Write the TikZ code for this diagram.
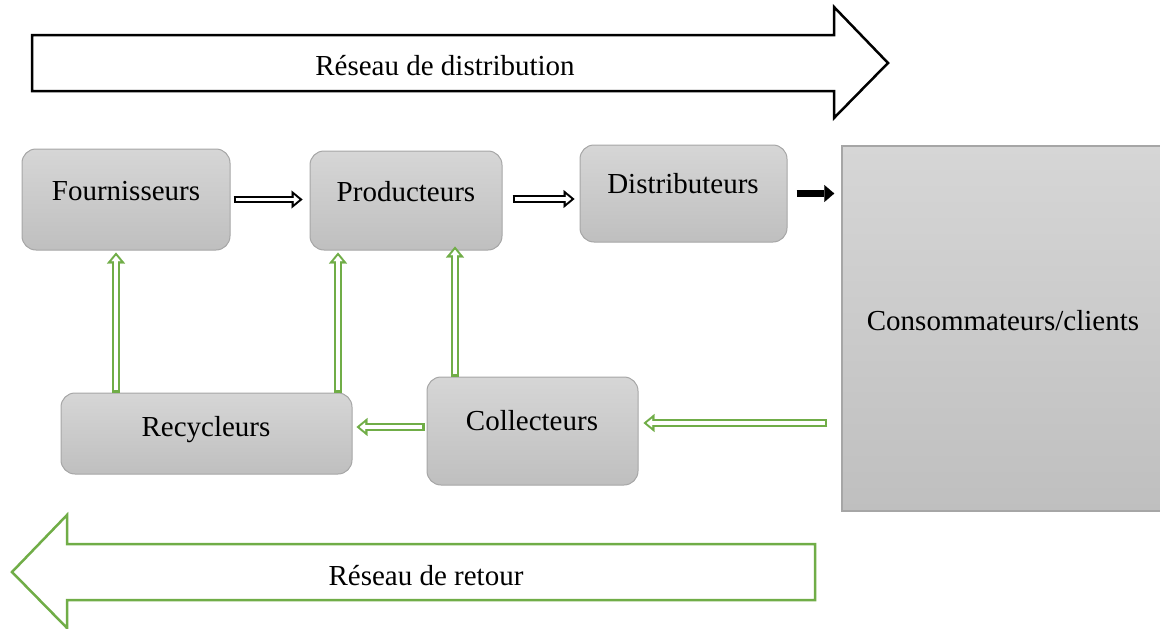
\documentclass[tikz,border=0pt]{standalone}
\usepackage{fontspec}
\setmainfont{Liberation Serif}
\usetikzlibrary{arrows.meta}
\definecolor{grn}{HTML}{70AD47}
\definecolor{boxtop}{HTML}{D6D6D6}
\definecolor{boxbot}{HTML}{BFBFBF}
\definecolor{boxline}{HTML}{A6A6A6}
\newcommand\hollowarrow[3]{%
  \draw[line width=7.6pt, draw=#1, -{Triangle[length=11pt,width=18pt,line width=0.1pt]}] #2 -- #3;
  \draw[line width=3.2pt, draw=white, shorten <=2.2pt, shorten >=3.3pt, -{Triangle[length=5.4pt,width=9pt,line width=0.1pt]}] #2 -- #3;}
\begin{document}
\begin{tikzpicture}[x=1pt,y=-1pt,
  box/.style={draw=boxline, line width=1pt, rounded corners=14pt, top color=boxtop, bottom color=boxbot},
  bigbox/.style={draw=boxline, line width=1.5pt, top color=boxtop, bottom color=boxbot},
  lbl/.style={font=\fontsize{29}{34}\selectfont, anchor=base, inner sep=0pt},
  bigarrow/.style={line width=2.5pt, line join=miter, fill=white}]
\useasboundingbox (0,0) rectangle (1160,629);
% big arrows
\draw[bigarrow, draw=black] (32,35) -- (834,35) -- (834,7) -- (888,63) -- (834,118) -- (834,91) -- (32,91) -- cycle;
\node[lbl] (tdist) at (445,75) {Réseau de distribution};
\draw[bigarrow, draw=grn] (815,544) -- (67,544) -- (67,515) -- (12,572) -- (67,628) -- (67,600) -- (815,600) -- cycle;
\node[lbl] (tret) at (426,585) {Réseau de retour};
% boxes
\node[box, minimum width=208pt, minimum height=101pt] (four) at (126,199.5) {};
\node[box, minimum width=192pt, minimum height=99pt] (prod) at (406,200.5) {};
\node[box, minimum width=207pt, minimum height=97pt] (dist) at (683.5,193.5) {};
\node[bigbox, minimum width=322pt, minimum height=365pt] (cons) at (1003,328.5) {};
\node[box, minimum width=291pt, minimum height=81pt] (rec) at (206.5,433.5) {};
\node[box, minimum width=211pt, minimum height=108pt] (coll) at (532.5,431) {};
% labels
\node[lbl] (tfour) at (126,200) {Fournisseurs};
\node[lbl] (tprod) at (406,201) {Producteurs};
\node[lbl] (tdistb) at (683,193) {Distributeurs};
\node[lbl] (tcons) at (1003,330) {Consommateurs/clients};
\node[lbl] (trec) at (206,436) {Recycleurs};
\node[lbl] (tcoll) at (532,430) {Collecteurs};
% connectors
\coordinate (e1) at ([xshift=-7pt]prod.west |- four.east);
\hollowarrow{black}{([xshift=3pt]four.east)}{(e1)}
\coordinate (s2) at ([xshift=10pt,yshift=1.5pt]prod.east);
\coordinate (e2) at (dist.west |- s2);
\hollowarrow{black}{(s2)}{([xshift=-5pt]e2)}
\coordinate (e3) at (cons.west |- dist.east);
\draw[line width=7pt, -{Triangle[length=10pt,width=17pt,line width=0.1pt]}] ([xshift=9pt]dist.east) -- ([xshift=-7pt]e3);
\coordinate (a4) at ([xshift=-10pt,yshift=-2pt]four.south);
\hollowarrow{grn}{(rec.north -| a4)}{(a4)}
\coordinate (a5) at ([xshift=-68pt,yshift=-2pt]prod.south);
\hollowarrow{grn}{(rec.north -| a5)}{(a5)}
\coordinate (a6) at ([xshift=49pt,yshift=4pt]prod.south);
\hollowarrow{grn}{(coll.north -| a6)}{(a6)}
\coordinate (c7) at ([xshift=-2pt,yshift=4pt]coll.west);
\coordinate (e7) at (rec.east |- c7);
\hollowarrow{grn}{(c7)}{([xshift=4pt]e7)}
\coordinate (c8) at ([xshift=5pt,yshift=8pt]coll.east);
\coordinate (s8) at (cons.west |- c8);
\hollowarrow{grn}{([xshift=-14pt]s8)}{(c8)}
\end{tikzpicture}
\end{document}
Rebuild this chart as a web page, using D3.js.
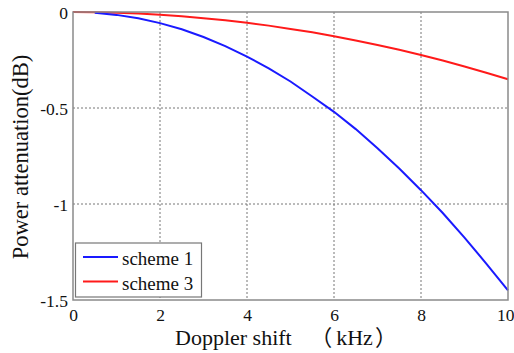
<!DOCTYPE html>
<html>
<head>
<meta charset="utf-8">
<script src="https://cdn.jsdelivr.net/npm/d3@7"></script>
<style>
  html, body { margin: 0; padding: 0; background: #fff; }
  svg { display: block; }
  text, tspan { font-family: "Liberation Serif", "Times New Roman", serif; fill: #111; }
  tspan.cjk { font-family: "Noto Sans CJK SC", sans-serif; }
</style>
</head>
<body>
<svg id="chart" width="514" height="353"></svg>
<script>
// Doppler shift (kHz)
const shiftScheme1 = [0.5, 1, 1.5, 2, 2.5, 3, 3.5, 4, 4.5, 5, 5.5, 6, 6.5, 7, 7.5, 8, 8.5, 9, 9.5, 10];
// Power attenuation (dB), scheme 1
const attenScheme1 = [-0.004, -0.015, -0.033, -0.058, -0.09, -0.13, -0.178, -0.232, -0.294, -0.362,
                      -0.44, -0.52, -0.61, -0.71, -0.815, -0.928, -1.047, -1.175, -1.31, -1.45];
const shiftScheme3 = [0, 0.5, 1, 1.5, 2, 2.5, 3, 3.5, 4, 4.5, 5, 5.5, 6, 6.5, 7, 7.5, 8, 8.5, 9, 9.5, 10];
// Power attenuation (dB), scheme 3
const attenScheme3 = [0, -0.001, -0.0035, -0.008, -0.014, -0.022, -0.032, -0.043, -0.056, -0.071, -0.088,
                      -0.106, -0.126, -0.148, -0.172, -0.197, -0.224, -0.253, -0.284, -0.316, -0.35];
const xTicks = [0, 2, 4, 6, 8, 10];
const yTicks = [0, -0.5, -1, -1.5];
const seriesNames = ["scheme 1", "scheme 3"];
const seriesColors = ["#1a1aff", "#ff1a1a"];

const serif = '"Liberation Serif", "Times New Roman", serif';
const svg = d3.select("#chart");
const plotL = 73, plotR = 508, plotT = 12, plotB = 300;

const x = d3.scaleLinear().domain([0, 10]).range([plotL, plotR]);
const y = d3.scaleLinear().domain([-1.5, 0]).range([plotB, plotT]);

// dotted grid
const grid = svg.append("g");
grid.selectAll("line.gx").data(xTicks.slice(1, -1)).join("line")
  .attr("x1", d => x(d)).attr("x2", d => x(d))
  .attr("y1", plotT).attr("y2", plotB)
  .attr("stroke", "#777").attr("stroke-width", 1).attr("stroke-dasharray", "2,2");
grid.selectAll("line.gy").data(yTicks.slice(1, -1)).join("line")
  .attr("x1", plotL).attr("x2", plotR)
  .attr("y1", d => y(d)).attr("y2", d => y(d))
  .attr("stroke", "#777").attr("stroke-width", 1).attr("stroke-dasharray", "2,2");

// axes
const xAxis = svg.append("g").attr("transform", `translate(0,${plotB})`)
  .call(d3.axisBottom(x).tickValues(xTicks).tickSize(0).tickPadding(9).tickFormat(d3.format("d")));
const yAxis = svg.append("g").attr("transform", `translate(${plotL},0)`)
  .call(d3.axisLeft(y).tickValues(yTicks).tickSize(0).tickPadding(5).tickFormat(d => d === 0 ? "0" : String(d)));
[xAxis, yAxis].forEach(g => {
  g.attr("font-family", null).attr("font-size", null);
  g.select(".domain").remove();
  g.selectAll("text").style("font-family", serif).style("font-size", "17.5px").attr("fill", "#111");
});
yAxis.selectAll("text").attr("dy", "0.36em");
// last x label sits at the right edge of the canvas
xAxis.selectAll(".tick").filter(d => d === 10).select("text")
  .attr("text-anchor", "end").attr("x", 514 - plotR);

// curves
const line = d3.line().x(d => x(d[0])).y(d => y(d[1]));
const series = [
  d3.zip(shiftScheme1, attenScheme1),
  d3.zip(shiftScheme3, attenScheme3)
];
svg.append("path").datum(series[1]).attr("d", line)
  .attr("fill", "none").attr("stroke", seriesColors[1]).attr("stroke-width", 2);
svg.append("path").datum(series[0]).attr("d", line)
  .attr("fill", "none").attr("stroke", seriesColors[0]).attr("stroke-width", 2);

// frame
svg.append("rect").attr("x", plotL).attr("y", plotT)
  .attr("width", plotR - plotL).attr("height", plotB - plotT)
  .attr("fill", "none").attr("stroke", "#8a8a8a").attr("stroke-width", 1.5);

// axis titles
const xt = svg.append("text").attr("x", 175).attr("y", 345).style("font-size", "22px");
xt.append("tspan").text("Doppler shift ");
xt.append("tspan").attr("class", "cjk").attr("dx", 13).text("（");
xt.append("tspan").attr("dx", 4).text("kHz");
xt.append("tspan").attr("class", "cjk").attr("dx", 2).text("）");
svg.append("text").attr("transform", `translate(28,157) rotate(-90)`).attr("text-anchor", "middle")
  .style("font-size", "22.5px").text("Power attenuation(dB)");

// legend
const lg = svg.append("g");
lg.append("rect").attr("x", 75.5).attr("y", 243).attr("width", 126).attr("height", 54)
  .attr("fill", "#fff").attr("stroke", "#777").attr("stroke-width", 1.2);
seriesNames.forEach((name, i) => {
  const ly = 257 + i * 24.5;
  lg.append("line").attr("x1", 83).attr("x2", 118).attr("y1", ly).attr("y2", ly)
    .attr("stroke", seriesColors[i]).attr("stroke-width", 2);
  lg.append("text").attr("x", 122).attr("y", ly + 8).style("font-size", "19px").text(name);
});
</script>
</body>
</html>
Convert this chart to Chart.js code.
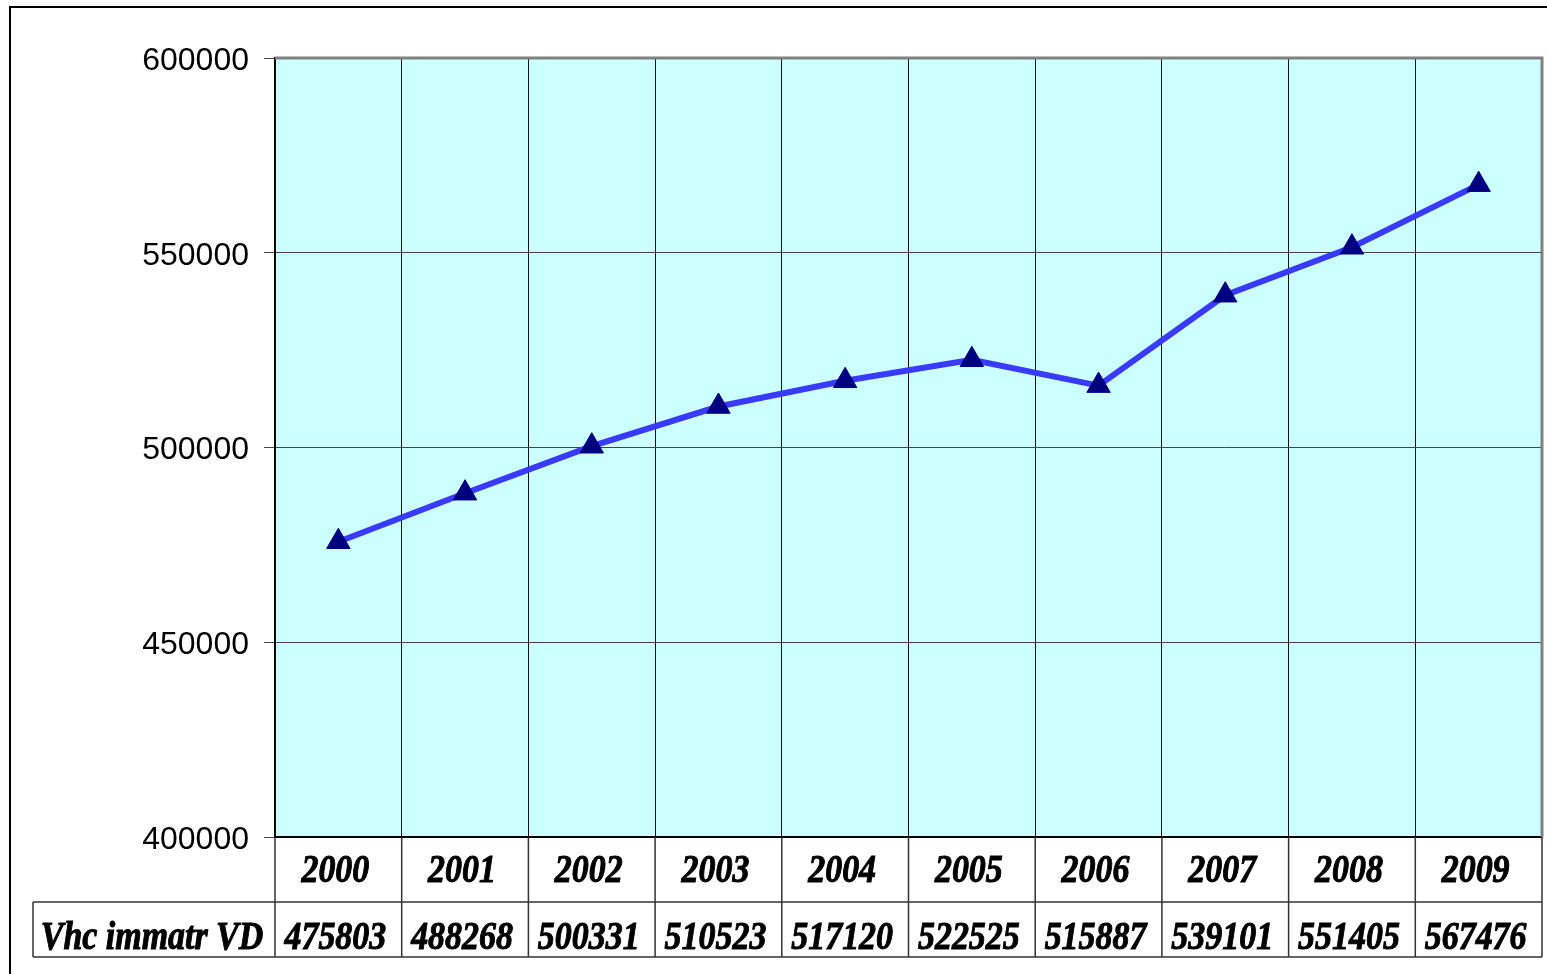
<!DOCTYPE html>
<html>
<head>
<meta charset="utf-8">
<script src="https://cdn.jsdelivr.net/npm/chart.js@4"></script>
<style>
  html, body { margin: 0; padding: 0; background: #fff; }
  canvas { display: block; }
</style>
</head>
<body>
<canvas id="chart" width="1547" height="974"></canvas>
<script>
const years = ['2000', '2001', '2002', '2003', '2004', '2005', '2006', '2007', '2008', '2009']
const vehicles = [475803, 488268, 500331, 510523, 517120, 522525, 515887, 539101, 551405, 567476]
const seriesName = 'Vhc immatr VD'
const yTicks = [400000, 450000, 500000, 550000, 600000]

const tableFont = 'italic bold 39px "Liberation Serif", "Times New Roman", serif'

// plot background, frame and the data table under the axis
const excelLook = {
  id: 'excelLook',
  beforeDraw(chart) {
    const {ctx, chartArea: {left, top, right, bottom}} = chart
    ctx.save()
    ctx.fillStyle = '#CCFFFF'
    ctx.fillRect(left, top, right - left, bottom - top)
    ctx.restore()
  },
  afterDraw(chart) {
    const {ctx, chartArea: {left, top, right, bottom}} = chart
    const x = chart.scales.x
    const half = (x.getPixelForValue(1) - x.getPixelForValue(0)) / 2
    const row1 = bottom + 65
    const row2 = bottom + 120
    const headLeft = 33

    ctx.save()
    // gray plot border top/right
    ctx.strokeStyle = '#808080'
    ctx.lineWidth = 3
    ctx.beginPath()
    ctx.moveTo(left, top)
    ctx.lineTo(right, top)
    ctx.lineTo(right, bottom)
    ctx.stroke()

    // table grid
    ctx.strokeStyle = '#333'
    ctx.lineWidth = 1.5
    ctx.beginPath()
    ctx.moveTo(headLeft, row1); ctx.lineTo(right, row1)
    ctx.moveTo(headLeft, row2); ctx.lineTo(right, row2)
    ctx.moveTo(headLeft, row1); ctx.lineTo(headLeft, row2)
    years.forEach((y, i) => {
      const cx = x.getPixelForValue(i)
      ctx.moveTo(cx - half, bottom); ctx.lineTo(cx - half, row2)
    })
    ctx.moveTo(right, bottom); ctx.lineTo(right, row2)
    ctx.stroke()

    // table text, condensed and heavy like the original
    ctx.fillStyle = '#000'
    ctx.strokeStyle = '#000'
    ctx.lineWidth = 1
    ctx.font = tableFont
    ctx.textAlign = 'center'
    ctx.textBaseline = 'middle'
    const put = (txt, cx, cy) => {
      ctx.save()
      ctx.translate(cx, cy)
      ctx.scale(0.87, 1)
      ctx.fillText(txt, 0, 0)
      ctx.strokeText(txt, 0, 0)
      ctx.restore()
    }
    years.forEach((y, i) => {
      const cx = x.getPixelForValue(i) - 3
      put(y, cx, bottom + 35)
      put(String(vehicles[i]), cx, row1 + 37)
    })
    put(seriesName, (headLeft + left) / 2 - 2, row1 + 37)

    // outer chart frame
    ctx.strokeStyle = '#000'
    ctx.lineWidth = 2
    ctx.beginPath()
    ctx.moveTo(10, chart.height)
    ctx.lineTo(10, 7)
    ctx.lineTo(chart.width, 7)
    ctx.stroke()
    ctx.restore()
  }
}

new Chart(document.getElementById('chart'), {
  type: 'line',
  data: {
    labels: years,
    datasets: [{
      label: seriesName,
      data: vehicles,
      borderColor: '#3A3AFF',
      borderWidth: 6,
      tension: 0,
      pointStyle: 'triangle',
      pointRadius: 13.5,
      pointBackgroundColor: '#000080',
      pointBorderColor: '#000080',
      pointBorderWidth: 1
    }]
  },
  options: {
    responsive: false,
    animation: false,
    devicePixelRatio: 1,
    layout: {
      autoPadding: false,
      padding: {top: 58, right: 5, left: 0, bottom: 0}
    },
    scales: {
      x: {
        type: 'category',
        offset: true,
        grid: {
          offset: true,
          color: '#111',
          lineWidth: 1,
          drawTicks: false
        },
        border: {color: '#000', width: 2},
        ticks: {display: false},
        afterFit(scale) { scale.height = 137 }
      },
      y: {
        min: 400000,
        max: 600000,
        afterBuildTicks(scale) { scale.ticks = yTicks.map(v => ({value: v})) },
        grid: {
          color: '#444',
          lineWidth: 1,
          tickLength: 11
        },
        border: {color: '#000', width: 1.5},
        ticks: {
          color: '#000',
          padding: 15,
          labelOffset: 3,
          font: {family: '"Liberation Sans", Arial, sans-serif', size: 32},
          callback: v => String(v)
        },
        afterFit(scale) { scale.width = 275 }
      }
    },
    plugins: {
      legend: {display: false},
      tooltip: {enabled: false}
    }
  },
  plugins: [excelLook]
})
</script>
</body>
</html>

_ _ _ _ _ _ _

§ **To be done**: Copy exactly the part of the material above that opens with the line containing "Convert this chart to Chart.js code." and closes with the line containing "const yTicks = [400000, 450000, 500000, 550000, 600000]", ends included. Drop the images.

§ **Task response**:
Convert this chart to Chart.js code.
<!DOCTYPE html>
<html>
<head>
<meta charset="utf-8">
<script src="https://cdn.jsdelivr.net/npm/chart.js@4"></script>
<style>
  html, body { margin: 0; padding: 0; background: #fff; }
  canvas { display: block; }
</style>
</head>
<body>
<canvas id="chart" width="1547" height="974"></canvas>
<script>
const years = ['2000', '2001', '2002', '2003', '2004', '2005', '2006', '2007', '2008', '2009']
const vehicles = [475803, 488268, 500331, 510523, 517120, 522525, 515887, 539101, 551405, 567476]
const seriesName = 'Vhc immatr VD'
const yTicks = [400000, 450000, 500000, 550000, 600000]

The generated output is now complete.